Surrounded by people but not connected to any of them. Attending a church on
Sundays but not getting to know anyone. That is just SO NOT the way God
intended church to work. I’ve been learning that. I absolutely love my church
family. I love that they know what is happening in my life. I love that they
can share their lives with me, too. I love that we can help each other out when
there’s a need. I love that we can be crazytown and fun and still discuss deep
theology. There are so many good things about being plugged in to a church
family. People to do life with. God knew we all would need that.
Transition: Part-time minimum wage office job to part time
server at the Olive Garden
Geez. Totally opposite work worlds. Sitting at a computer
for hours at a time vs. walking around with heavy trays of heavy Italian food
for hours at a time. Dealing with people through email vs. dealing with hungry
people. People are cranky when they’re hungry. Just sayin. If you want a crash
course on how to deal nicely with people you don’t like, become a server.
There are so many more things I could go on about.
The way God has healed so many past hurts with His love. Even
(and especially) hurts I thought were long gone. Filling up those wounded
places with Himself and teaching me how to serve people (not just their food),
whether I know them or not. Whether I like them or not.
Or the way God is showing me how to be free from the intense
pressures of legalism I was immensely and deeply trapped in. Some awesome old
theologian once said being a Christian is like trying to keep a drunk on a
horse—you fall of on one side into legalism; you fall of on the other side into
pride. Generally I can balance in the middle for about two seconds before
falling on one side or the other. But I’m learning to accept God’s beautiful
grace given to me through Jesus Christ. If any of you knew me a year ago,
you’ll understand how huge that is for me.
So many wonderful things come to mind when I think about the
changes this past year has brought. The most recent surrounds my future plans.
I thought I had it all figured out. I was going to graduate in December 2012,
raise support and move to Germany to be a Resident Advisor for a high school
girl’s dorm at Black Forest Academy—an American boarding school for missionary
kids. But when are my plans ever God’s plans? Haha! God is teaching me to slow
down. To spend more time in one place than the very short amount of time I’m
accustomed to. He’s teaching me to soak up the concept of HOME. For the first
time in a very, very long time, I feel like this wonderful, crazy place really
is my home. So, current major lesson #1 for me: slow down.
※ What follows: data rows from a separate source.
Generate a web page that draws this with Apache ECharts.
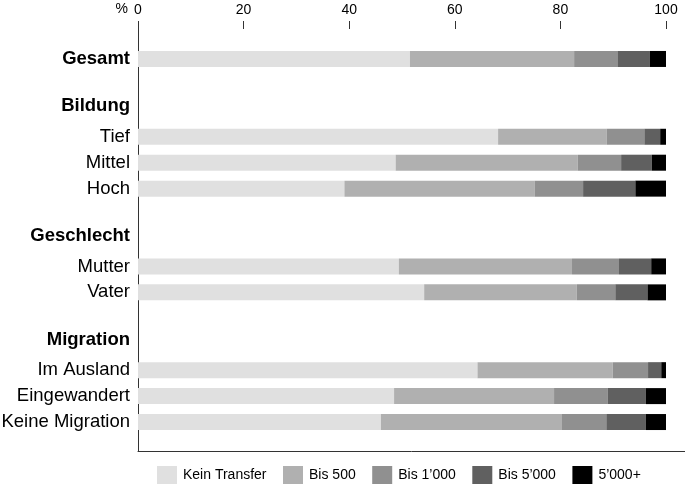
<!DOCTYPE html>
<html>
<head>
<meta charset="utf-8">
<script src="https://cdn.jsdelivr.net/npm/echarts@6/dist/echarts.min.js"></script>
<style>html,body{margin:0;padding:0;background:#fff}#c{width:685px;height:493px}</style>
</head>
<body>
<div id="c"></div>
<script>
const categories = ['Gesamt','','Bildung','Tief','Mittel','Hoch','','Geschlecht','Mutter','Vater','','Migration','Im Ausland','Eingewandert','Keine Migration'];
const headers = ['Bildung','Geschlecht','Migration'];
const boldRows = ['Gesamt'];
const seriesNames = ['Kein Transfer','Bis 500','Bis 1’000','Bis 5’000','5’000+'];
const colors = ['#e0e0e0','#b0b0b0','#909090','#606060','#000000'];
const keinTransfer = [51.5, null, null, 68.2, 48.8, 39.1, null, null, 49.4, 54.2, null, null, 64.3, 48.5, 46.0];
const bis500       = [31.1, null, null, 20.6, 34.5, 36.0, null, null, 32.8, 28.9, null, null, 25.6, 30.3, 34.3];
const bis1000      = [8.2,  null, null, 7.1,  8.2,  9.2,  null, null, 8.9,  7.3,  null, null, 6.7,  10.2, 8.4];
const bis5000      = [6.1,  null, null, 3.0,  5.8,  9.9,  null, null, 6.1,  6.1,  null, null, 2.5,  7.2,  7.5];
const ueber5000    = [3.1,  null, null, 1.1,  2.7,  5.8,  null, null, 2.8,  3.5,  null, null, 0.9,  3.8,  3.8];
const xTicks = {min: 0, max: 100, interval: 20};
const values = [keinTransfer, bis500, bis1000, bis5000, ueber5000];

const chart = echarts.init(document.getElementById('c'), null, {renderer: 'canvas'});
const font = "'Liberation Sans', Arial, Helvetica, sans-serif";
chart.setOption({
  animation: false,
  textStyle: {fontFamily: font, color: '#000'},
  grid: [
    {left: 138, right: 0, top: 29, bottom: 42, containLabel: false, outerBoundsMode: 'none'},
    {left: 138, width: 528, top: 46, height: 389, containLabel: false, outerBoundsMode: 'none'}
  ],
  xAxis: [
    {gridIndex: 0, type: 'value', min: 0, max: 1, position: 'top',
     axisLine: {show: true, lineStyle: {color: '#333', width: 1}},
     axisTick: {show: false}, axisLabel: {show: false}, splitLine: {show: false}},
    {gridIndex: 1, type: 'value', min: xTicks.min, max: xTicks.max, interval: xTicks.interval,
     position: 'top', offset: 17,
     name: '%', nameLocation: 'start', nameGap: 10,
     nameTextStyle: {fontSize: 14, color: '#000', fontFamily: font, verticalAlign: 'bottom', lineHeight: 40},
     axisLine: {show: false},
     axisTick: {show: true, length: 8, lineStyle: {color: '#333', width: 1}},
     axisLabel: {fontSize: 14, color: '#000', margin: 12, fontFamily: font},
     splitLine: {show: false}}
  ],
  yAxis: [
    {gridIndex: 0, type: 'value', min: 0, max: 1, position: 'left',
     axisLine: {show: true, lineStyle: {color: '#333', width: 1}},
     axisTick: {show: false}, axisLabel: {show: false}, splitLine: {show: false}},
    {gridIndex: 1, type: 'category', data: categories, inverse: true,
     axisLine: {show: false}, axisTick: {show: false}, splitLine: {show: false},
     axisLabel: {
       fontSize: 18.5, color: '#000', margin: 8, fontFamily: font, interval: 0,
       formatter: function (v) {
         if (headers.indexOf(v) >= 0) return '{h|' + v + '}';
         if (boldRows.indexOf(v) >= 0) return '{b|' + v + '}';
         return v;
       },
       rich: {
         h: {fontSize: 18.5, fontWeight: 'bold', color: '#000', fontFamily: font, padding: [0, 0, 9, 0]},
         b: {fontSize: 18.5, fontWeight: 'bold', color: '#000', fontFamily: font}
       }
     }}
  ],
  legend: {
    left: 152, top: 461, itemWidth: 20, itemHeight: 18, itemGap: 16.5, icon: 'rect',
    textStyle: {fontSize: 14, color: '#000', fontFamily: font, padding: [0, 0, 0, 1]},
    data: seriesNames
  },
  series: seriesNames.map(function (n, i) {
    return {
      name: n, type: 'bar', stack: 'total', xAxisIndex: 1, yAxisIndex: 1,
      barWidth: 16, data: values[i],
      itemStyle: {color: colors[i]},
      emphasis: {disabled: true}
    };
  })
});
</script>
</body>
</html>
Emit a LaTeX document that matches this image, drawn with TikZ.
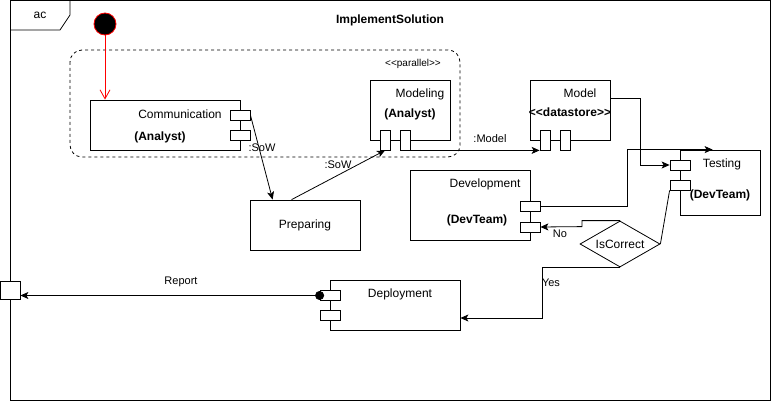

Current major lesson #2: Don’t try to manipulate
circumstances. Geez. I’m so bad about this. I start comparing myself to others.
I decide I want what they have—what God has decided is not the right time for
me to have—and I do what I can to try to get it. I’m such a child, haha. I had
a wonderful revelation at church a few weeks ago: My circumstances are not
keeping me from having things I think I want. Let me explain. God is sovereign
over my circumstances. I have seen that time and time and time again. So many
things have happened that I know can
only be explained by the fact that it was God orchestrating circumstances. That
being said, wouldn’t it also be true that certain things, which have not
happened in my life, are also a result of God orchestrating circumstances? I
think yes. Therefore, I have been attempting to trust God in the fact that,
when the time is right, HE will be the one to “manipulate” my circumstances
according to His plan. Because, after all, He is the one who gives me what is
best. The best for me and the best for His wonderful glory. I can’t ask for
more than that, although my wicked flesh often does. I am reminded of the
beautiful, cherished words of Elisabeth Eliot (what an awesome lady):
“God never witholds from His child that which
His love and wisdom call good. God's refusals are always merciful --
"severe mercies" at times but mercies all the same. God never denies
us our hearts desire except to give us something better.”
God is showing me the truth of this at the deepest heart
level. And I am so thankful for his patience with me. In everything.